With so much on the line in Game 7, what are the things that will decide this game? What does it come down to? Here are five things to watch as the Boston Celtics meet the Miami Heat in Game 7 of the Eastern Conference Finals Saturday night.
1. For the love of God, stop trying to front Kevin Garnett with Udonis Haslem. The Heat have stuck with this plan for five games and it’s murdered them nearly every time. Rondo can throw a lob pass in-between two crossing speedboats with his eyes closed. So, no, he has not struggled to find the lob to Garnett underneath, resulting in easy scores time and time again. Heat coach Erik Spoelstra has sacrificed Udonis Haslem to the former T-Wolf time and time again, despite Haslem having neither height nor athleticism to challenge the entry pass. It’s like building a fortress wall, but only having it be about four feet high. The Heat had more success in Game 6 with timing their double once Garnett goes into his shooting motion in the post rather than upon the catch (where Garnett is more likely to simply pass out). They need to stick with that. They also need to get some help from the Gods by having Garnett miss his 18 footers on the pick and pop. That’s a primary reason Haslem is out there, to have the speed to challenge those shots. He has not been able to. There’s no good answer for stopping Garnett, it’s impossible. There are, however, less awful ones.

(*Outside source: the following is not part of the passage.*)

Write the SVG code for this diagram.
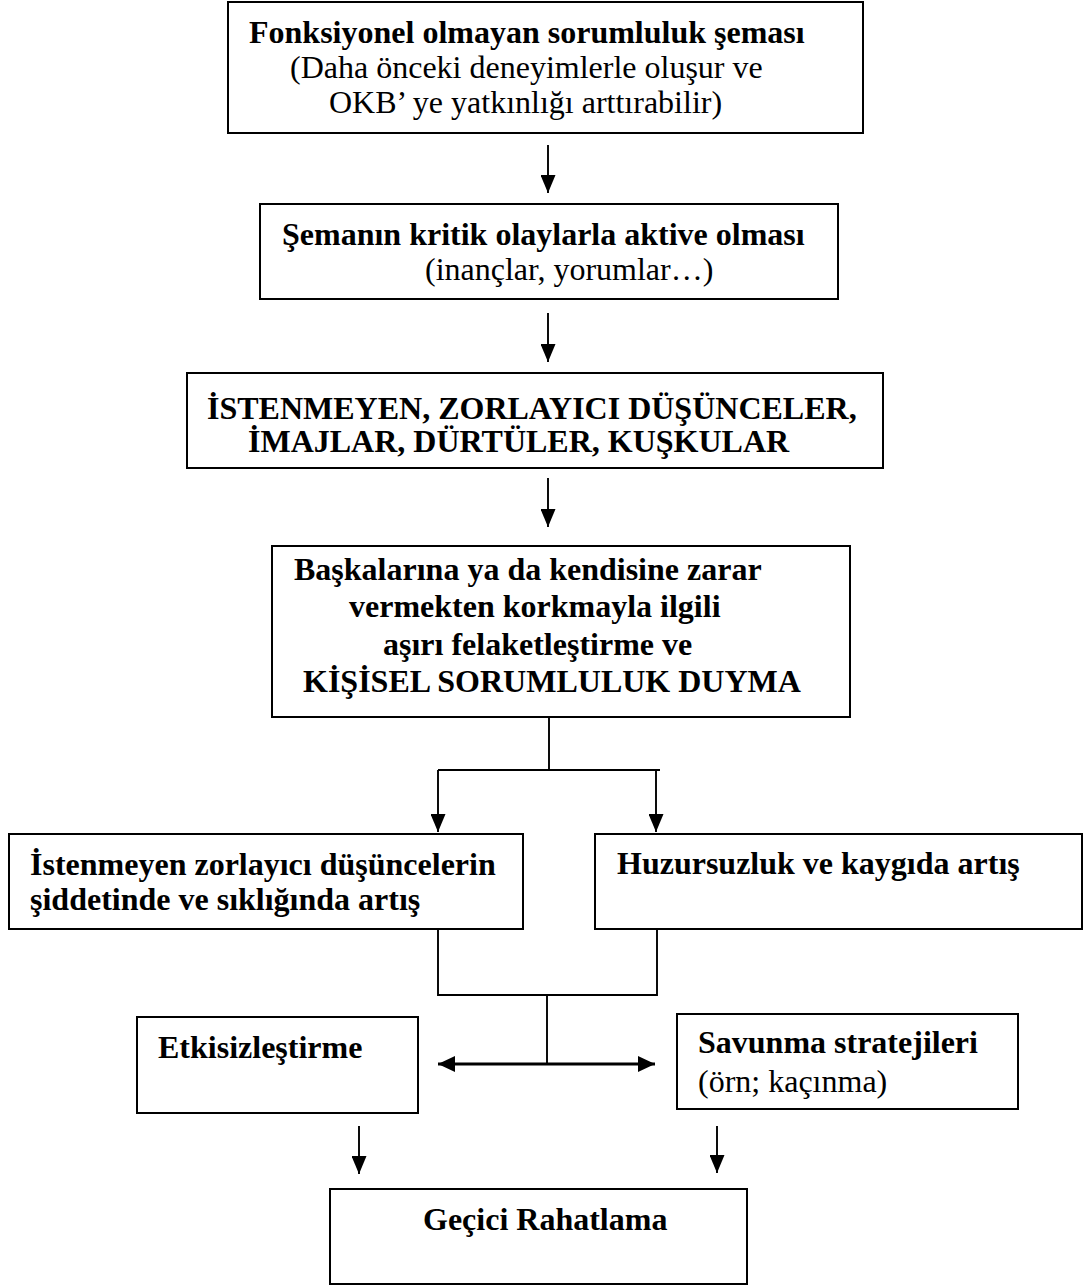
<svg xmlns="http://www.w3.org/2000/svg" width="1083" height="1285" viewBox="0 0 1083 1285">
  <style>
    .box { fill: #ffffff; stroke: #000000; stroke-width: 2; }
    .t { font-family: "Liberation Serif", "Times New Roman", serif; font-size: 32px; fill: #000000; }
    .b { font-weight: bold; }
    .c { fill: none; stroke: #000000; stroke-width: 1.9; }
    .a { marker-end: url(#ah); }
    .dbl { fill: none; stroke: #000000; stroke-width: 3.2; marker-start: url(#ah2); marker-end: url(#ah2); }
  </style>
  <defs>
    <marker id="ah" markerUnits="userSpaceOnUse" markerWidth="18" markerHeight="15" refX="18" refY="7.5" orient="auto">
      <path d="M0,0 L18,7.5 L0,15 Z" fill="#000000"/>
    </marker>
    <marker id="ah2" markerUnits="userSpaceOnUse" markerWidth="17" markerHeight="16" refX="17" refY="8" orient="auto-start-reverse">
      <path d="M0,0 L17,8 L0,16 Z" fill="#000000"/>
    </marker>
  </defs>
  <rect width="1083" height="1285" fill="#ffffff"/>

  <g id="connectors">
    <line class="c a" x1="548" y1="145" x2="548" y2="193"/>
    <line class="c a" x1="548" y1="313" x2="548" y2="362"/>
    <line class="c a" x1="548" y1="478" x2="548" y2="527"/>
    <line class="c" x1="549" y1="717" x2="549" y2="770"/>
    <line class="c" x1="438" y1="770" x2="660" y2="770"/>
    <line class="c a" x1="438" y1="770" x2="438" y2="832"/>
    <line class="c a" x1="656" y1="770" x2="656" y2="832"/>
    <polyline class="c" points="438,929 438,995 657,995 657,929"/>
    <line class="c" x1="547" y1="995" x2="547" y2="1064"/>
    <line class="dbl" x1="438" y1="1064" x2="655" y2="1064"/>
    <line class="c a" x1="359" y1="1126" x2="359" y2="1174"/>
    <line class="c a" x1="717" y1="1126" x2="717" y2="1173"/>
  </g>

  <g id="n1">
    <rect class="box" x="228" y="2" width="635" height="131"/>
    <text class="t b" x="249" y="43">Fonksiyonel olmayan sorumluluk şeması</text>
    <text class="t" x="290" y="78">(Daha önceki deneyimlerle oluşur ve</text>
    <text class="t" x="329" y="113">OKB’ ye yatkınlığı arttırabilir)</text>
  </g>

  <g id="n2">
    <rect class="box" x="260" y="204" width="578" height="95"/>
    <text class="t b" x="282" y="245">Şemanın kritik olaylarla aktive olması</text>
    <text class="t" x="425" y="280">(inançlar, yorumlar…)</text>
  </g>

  <g id="n3">
    <rect class="box" x="187" y="373" width="696" height="95"/>
    <text class="t b" x="207" y="419">İSTENMEYEN, ZORLAYICI DÜŞÜNCELER,</text>
    <text class="t b" x="248" y="452">İMAJLAR, DÜRTÜLER, KUŞKULAR</text>
  </g>

  <g id="n4">
    <rect class="box" x="272" y="546" width="578" height="171"/>
    <text class="t b" x="294" y="580">Başkalarına ya da kendisine zarar</text>
    <text class="t b" x="349" y="617">vermekten korkmayla ilgili</text>
    <text class="t b" x="383" y="655">aşırı felaketleştirme ve</text>
    <text class="t b" x="303" y="692">KİŞİSEL SORUMLULUK DUYMA</text>
  </g>

  <g id="n5">
    <rect class="box" x="9" y="834" width="514" height="95"/>
    <text class="t b" x="30" y="875">İstenmeyen zorlayıcı düşüncelerin</text>
    <text class="t b" x="30" y="910">şiddetinde ve sıklığında artış</text>
  </g>

  <g id="n6">
    <rect class="box" x="595" y="834" width="487" height="95"/>
    <text class="t b" x="617" y="874">Huzursuzluk ve kaygıda artış</text>
  </g>

  <g id="n7">
    <rect class="box" x="137" y="1017" width="281" height="96"/>
    <text class="t b" x="158" y="1058">Etkisizleştirme</text>
  </g>

  <g id="n8">
    <rect class="box" x="677" y="1014" width="341" height="95"/>
    <text class="t b" x="698" y="1053">Savunma stratejileri</text>
    <text class="t" x="698" y="1092">(örn; kaçınma)</text>
  </g>

  <g id="n9">
    <rect class="box" x="330" y="1189" width="417" height="95"/>
    <text class="t b" x="423" y="1230">Geçici Rahatlama</text>
  </g>
</svg>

2. Keep with the strategy from Game 6 on LeBron James. Sounds nuts, right? But if LeBron James is hitting mid-range jumpers, you’re in trouble, big trouble, awful trouble anyway. Not a lot you can do. Doc Rivers will live with it day in and day out. You take your chances with the jumper. If he hits it, you’ve been beaten by one of the best players in the history of the game who had himself a historic day. You live with it. The temptation is to send doubles at James. The Celtics don’t really do that. Ever. They’ll challenge you with help on drives, but they’re not going to send two defenders at James in a face-up situation from mid-range unless things get really bad. It’s a bad idea. James is an incredible passer, and you’re setting yourself up for easy looks underneath by doing so.
3. Someone unreliable is going to have to have a day. Shane Batter, Mickael Pietrus, Mario Chalmers, Keyon Dooling. One side or the other is going to get hot from the arc and hit shots that honestly, they have very little chances of making regularly. Chalmers and Pietrus can shoot, but in this situation, with these stakes, against this defense? The odds aren’t with them. So what?! Welcome to the circus! Whee! Someone’s going to start nailing threes and that’s going to kill the other team and their fans who will say “We got beat by THAT GUY?!” Like I said, coin flip, man.

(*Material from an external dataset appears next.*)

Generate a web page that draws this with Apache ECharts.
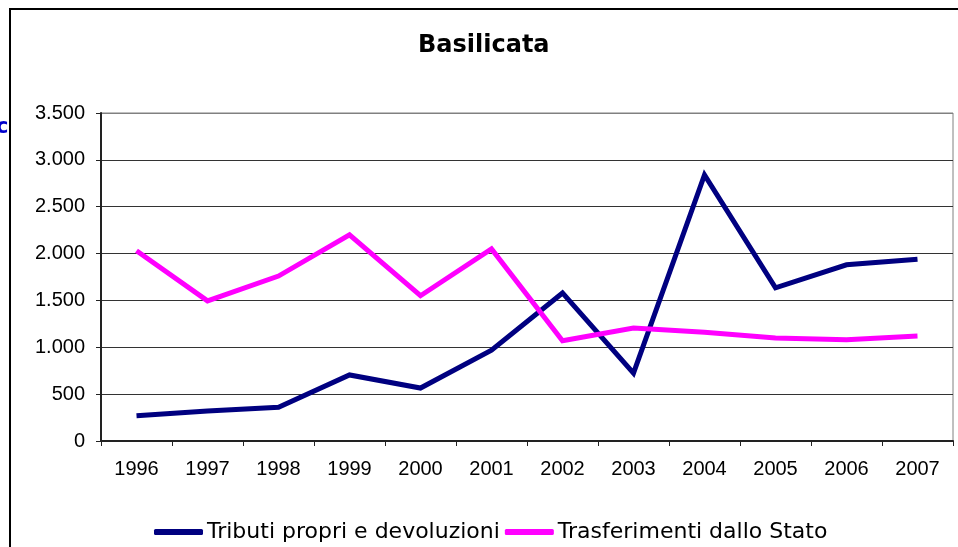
<!DOCTYPE html>
<html>
<head>
<meta charset="utf-8">
<script src="https://cdn.jsdelivr.net/npm/echarts@6/dist/echarts.min.js"></script>
<style>
  html, body { margin: 0; padding: 0; background: #fff; }
  #chart { width: 958px; height: 547px; }
</style>
</head>
<body>
<div id="chart"></div>
<script>
// data
const years = ['1996', '1997', '1998', '1999', '2000', '2001', '2002', '2003', '2004', '2005', '2006', '2007']
const tributi = [270, 320, 360, 705, 565, 970, 1580, 725, 2840, 1635, 1880, 1940]
const trasferimenti = [2030, 1495, 1760, 2200, 1550, 2050, 1070, 1205, 1160, 1100, 1080, 1120]
const seriesNames = ['Tributi propri e devoluzioni', 'Trasferimenti dallo Stato']

const chart = echarts.init(document.getElementById('chart'))

const makeLine = (name, data, color) => ({
  name: name,
  type: 'line',
  data: data,
  showSymbol: false,
  symbol: 'none',
  color: color,
  lineStyle: { width: 5, color: color, join: 'miter' }
})

const option = {
  animation: false,
  backgroundColor: '#fff',
  title: {
    text: 'Basilicata',
    left: 418,
    top: 34,
    padding: 0,
    textStyle: {
      fontFamily: 'DejaVu Sans',
      fontWeight: 'bold',
      fontSize: 24,
      color: '#000'
    }
  },
  legend: {
    data: seriesNames,
    left: 154,
    top: 521,
    padding: 0,
    itemWidth: 49,
    itemHeight: 6,
    itemGap: 5,
    icon: 'roundRect',
    textStyle: {
      fontFamily: 'DejaVu Sans',
      fontSize: 22,
      color: '#000',
      padding: [0, 0, 0, -1]
    }
  },
  grid: {
    left: 101,
    right: 5,
    top: 113,
    bottom: 106,
    show: true,
    borderColor: '#808080',
    borderWidth: 1
  },
  xAxis: {
    type: 'category',
    data: years,
    boundaryGap: true,
    axisLine: { lineStyle: { color: '#222', width: 2 } },
    axisTick: { show: true, length: 5, lineStyle: { color: '#222' } },
    axisLabel: {
      margin: 18,
      fontFamily: 'Liberation Sans',
      fontSize: 20,
      color: '#000'
    }
  },
  yAxis: {
    type: 'value',
    min: 0,
    max: 3500,
    interval: 500,
    axisLine: { show: true, lineStyle: { color: '#222', width: 2 } },
    axisTick: { show: true, length: 5, lineStyle: { color: '#222' } },
    splitLine: {
      lineStyle: {
        color: ['#333', '#333', '#333', '#333', '#333', '#333', '#333', '#808080'],
        width: 1
      }
    },
    axisLabel: {
      margin: 16,
      fontFamily: 'Liberation Sans',
      fontSize: 20,
      color: '#000',
      formatter: v => v.toLocaleString('it-IT')
    }
  },
  graphic: [
    {
      type: 'rect',
      shape: { x: 10, y: 9, width: 1000, height: 600 },
      style: { fill: 'none', stroke: '#000', lineWidth: 2 },
      silent: true
    },
    {
      type: 'text',
      left: -4,
      top: 117,
      style: {
        text: 'c',
        fill: '#0000cc',
        font: 'bold 21px "DejaVu Sans"'
      },
      silent: true
    }
  ],
  series: [
    makeLine(seriesNames[0], tributi, '#000080'),
    makeLine(seriesNames[1], trasferimenti, '#ff00ff')
  ]
}

chart.setOption(option)
</script>
</body>
</html>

4. Drop the Bass. Welcome to Chapter 2 in “Things Erik Spoelstra has done in this series which makes my skull pound like an early Black Keys album is being played at excruciating volume.” Spoelstra has stuck Battier on Bass. Battier is better matched up with Kevin Garnett than Bass. That’s crazy, but think of it. Garnett’s not going to slam his shoulder into Battier and score underneath. He’s going to take turnarounds based on muscle memory. Battier is susceptible to the lob, but is much better suited to combat that than Bass’ muscle underneath. Bass isn’t going to bust out any great post-moves. He has two shots. The mid-range jumper, which is deadly, and a muscle-in layup underneath. I get that the Heat have limited options, but they’re going to have to either put Joel Anthony or James on Bass. They can’t live with Battier getting crushed underneath. Boston on the other hand can win this game on Bass’ back, making him a hero and entering him into Celtics lore. Kind of a big deal.

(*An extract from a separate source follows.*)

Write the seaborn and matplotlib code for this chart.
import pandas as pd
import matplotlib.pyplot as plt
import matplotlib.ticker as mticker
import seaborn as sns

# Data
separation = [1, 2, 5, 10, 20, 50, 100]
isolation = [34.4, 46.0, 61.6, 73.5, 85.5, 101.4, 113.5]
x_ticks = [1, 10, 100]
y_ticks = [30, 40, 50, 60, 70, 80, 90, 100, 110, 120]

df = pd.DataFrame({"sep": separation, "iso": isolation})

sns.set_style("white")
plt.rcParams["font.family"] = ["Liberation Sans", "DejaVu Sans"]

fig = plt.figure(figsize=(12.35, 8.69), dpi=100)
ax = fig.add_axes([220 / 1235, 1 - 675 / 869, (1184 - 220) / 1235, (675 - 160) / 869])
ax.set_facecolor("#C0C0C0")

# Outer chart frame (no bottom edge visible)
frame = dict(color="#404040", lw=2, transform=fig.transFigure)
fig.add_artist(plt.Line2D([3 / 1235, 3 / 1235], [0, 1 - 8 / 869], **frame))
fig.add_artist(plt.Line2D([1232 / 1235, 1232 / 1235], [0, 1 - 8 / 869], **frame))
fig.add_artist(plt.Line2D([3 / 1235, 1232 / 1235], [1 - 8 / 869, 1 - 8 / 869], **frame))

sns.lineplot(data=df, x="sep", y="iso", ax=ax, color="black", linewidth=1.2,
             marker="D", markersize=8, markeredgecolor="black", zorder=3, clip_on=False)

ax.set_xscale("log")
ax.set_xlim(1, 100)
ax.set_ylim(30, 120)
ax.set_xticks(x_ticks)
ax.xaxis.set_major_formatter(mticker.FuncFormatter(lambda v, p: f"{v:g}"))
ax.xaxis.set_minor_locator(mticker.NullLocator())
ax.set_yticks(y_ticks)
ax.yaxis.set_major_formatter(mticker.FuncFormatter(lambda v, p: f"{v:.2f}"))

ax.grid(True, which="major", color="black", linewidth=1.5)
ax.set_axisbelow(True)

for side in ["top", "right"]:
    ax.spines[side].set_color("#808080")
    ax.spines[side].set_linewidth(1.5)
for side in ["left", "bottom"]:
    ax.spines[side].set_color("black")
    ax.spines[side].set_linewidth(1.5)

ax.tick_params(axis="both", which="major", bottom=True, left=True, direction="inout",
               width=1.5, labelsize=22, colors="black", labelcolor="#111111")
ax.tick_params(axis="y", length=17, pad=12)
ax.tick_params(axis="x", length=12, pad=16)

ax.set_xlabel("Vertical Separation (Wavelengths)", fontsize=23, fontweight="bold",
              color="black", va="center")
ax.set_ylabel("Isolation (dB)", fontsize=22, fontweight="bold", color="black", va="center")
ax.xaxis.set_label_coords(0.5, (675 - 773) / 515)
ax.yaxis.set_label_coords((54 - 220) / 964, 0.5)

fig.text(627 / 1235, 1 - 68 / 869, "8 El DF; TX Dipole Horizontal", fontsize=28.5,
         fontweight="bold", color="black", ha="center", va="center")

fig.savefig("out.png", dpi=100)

5. The Great Big Bosh question. How much can he play? Will he start? A lot comes down to Bosh. The Heat have played better with every minute Bosh is on the floor. They need him, and they need him to deliver, at both ends. The biggest pressure is on LeBron James. The next biggest pressure is on Dwyane Wade. The next biggest pressure is on Erik Spoelstra. After that, it’s Bosh, and his impact could determine not only this game and this season, but the future of the Big 3 in Miami.